By Saul Roth
This study found adults with stressful domestic difficulties, financial problems, legal circumstances, and serious health conditions or more likely than others to contemplate suicide. The victim usually experiences these problems over a long period of time, which can become overwhelming for the victim. The victim then experiences hopelessness because of these situations (Vilhjalmsson et al., 1998).
Alcohol abuse poses increased risk for suicidal ideation when the victim drinks three or more times per week. Socioeconomic status, however, is not a factor according to the study. To me, this finding contradicts the fact that victims with economic difficulties are likely to endure more stress. Furthermore, most suicidal ideation resulting from legal problems is of those that have been arrested and face jail sentences. As a police officer many I find that many crimes involve stealing, which again would negate the socioeconomic status not being a factor in suicidal ideation (Vilhjalmsson et al., 1998). The circumstances the victim experiences could lead him to the other conditions that increase risk for suicide, including drug and alcohol abuse, depression, and medical conditions exacerbated by increased stress. Mental health practitioners need to help the victims with self-esteem (Vilhjalmsson et al., 1998). Suicide prevention organizations should provide mental health referrals and economic assistance if required.

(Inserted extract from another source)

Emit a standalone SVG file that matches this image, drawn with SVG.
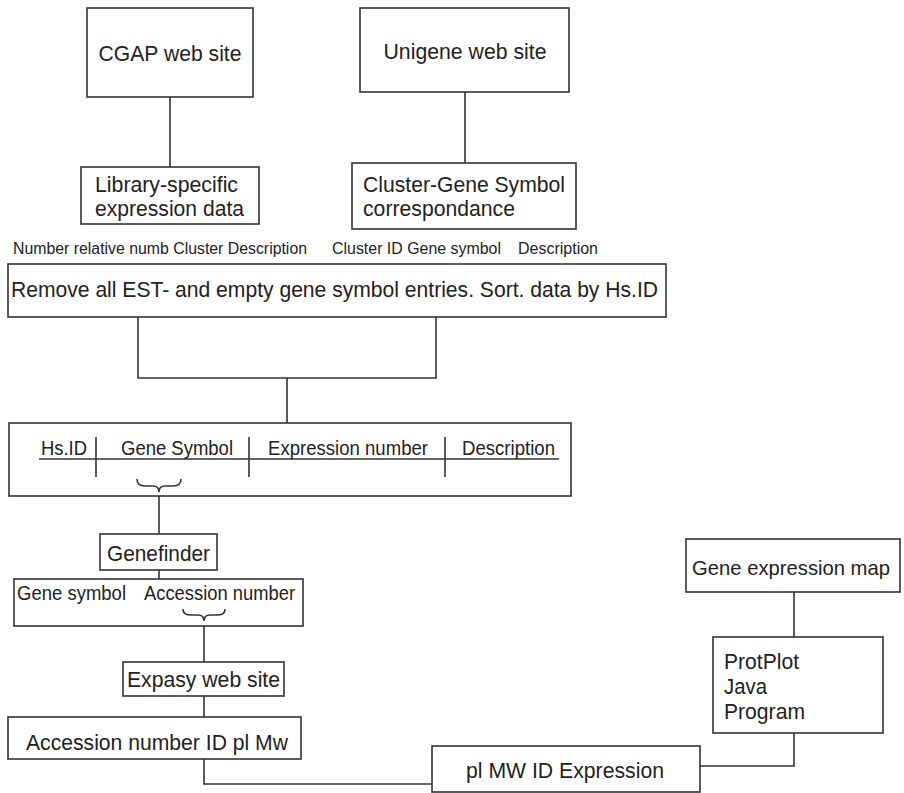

Most people with suicidal ideation do not actually commit suicide, meaning that there is room to intervene. This is when help can be instituted. The aforementioned studies were conducted outside the United States. However, a large-scale study (Crosby, Cheltenham, & Sacks, 1999) was completed in the U.S. whereby, among the 5,238 people surveyed by telephone, over 5% reported suicidal ideation and about .7 % reported having attempted suicide. In the U.S. general population, this would mean that 2.7 million people have experienced suicidal ideation, and about 700,000 have made an attempt. Among the people that attempted suicide, half had obtained mental health counseling, and about half did not. This study did not find gender differences among those experiencing suicidal ideation. Consistent with other research being single or unemployed posed increased risk. Moreover, poverty was also factor, suggesting that socioeconomic status does in fact play a role in suicidal ideation (Crosby et al., 1999).
In the Crosby et al. (1999) study, most of the respondents with suicidal ideation did not have a suicide plan. Of the ones that attempted suicide, three out of four were admitted to a hospital. I would have to believe the other 25% did not report their attempts to authorities or mental health professionals. The cost of hospital admissions for suicide attempts collectively amounts to $882,053,187. This is the cost for only attempts. I believe it would more than double if those with suicidal ideation were considered into the price tag.
A study compared a group of students to a group of police officers (Lennings, 1995). The students were younger than the police officers and the police officers were likely exposed to more negative events. With these circumstances, it was assumed that the police officers would have a higher rate of suicidal ideation. The students showed no difference in negative circumstances from the officers. I think the reason for this is the small sample size of police. Also, the study would have to review the type of police work the officers conducted and where it was conducted. In my 32 years as a police officer, I have had many negative experiences, but lately as a lieutenant I am usually confined to work in the precinct building. Therefore, I have fewer negative experiences. Moreover, this study took place in Queensland, Australia where there are probably fewer negative experiences for officers as compared to officers in high crime areas in the U.S. The study found that the officers, in fact, employed fewer coping skills than the students. This may be a function of the profession, as it would be expected that an older adult would have better coping skills than a younger student (Lennings, 1995).
It is important to recognize suicidal ideation in police officers. To do so will help get help get help for individual police officers and lower the overall rate of police suicides. As with suicidal ideation in the general public, age, marital status, and level of social support are factors predicting suicide.
Regarding mental health, depression is usually a factor as well as domestic difficulties and alcohol abuse. PTSD is factor found in the general public and is also a large factor for police who experience traumatic events including fatal accidents, crime, child abuse, homicide, suicide, and rape. The officer might relive the experience over and over again, be observed having hyper arousal, and experience negative reactions to events resembling the past incident. The officer might also avoid stimuli that would remind him/her of the incident Alcohol is often used by officers that are experiencing PTSD and is also a problem on its own (Violanti, 2004),
Violanti (2004) conducted a study on suicidal ideation with 115 officers, about 60% of who were male and the remaining 40% female. He found that 23% of the officers had reported suicidal ideation. Furthermore, 10-15% of the officers had been exposed to life-threatening or severe traumatic events. Violanti (2004) suggested that these were small numbers, however. I disagree with that statement, as almost a quarter of the officers reporting suicidal ideation is a large amount. I would further surmise that there were those that did not admit to this either. Police work is usually boring work, going from one call to another. Thus, having over 10% experiencing traumatic events is also a large number. The study noted that officers with a hardy personality were less likely to have suicidal ideation. Lennings (1995) found that officers had fewer coping skills than the students. However, forming a hardy personality is a coping skill that aided the older officers as a buffer against suicidal ideation after experiencing a traumatic event (Violanti, 2004).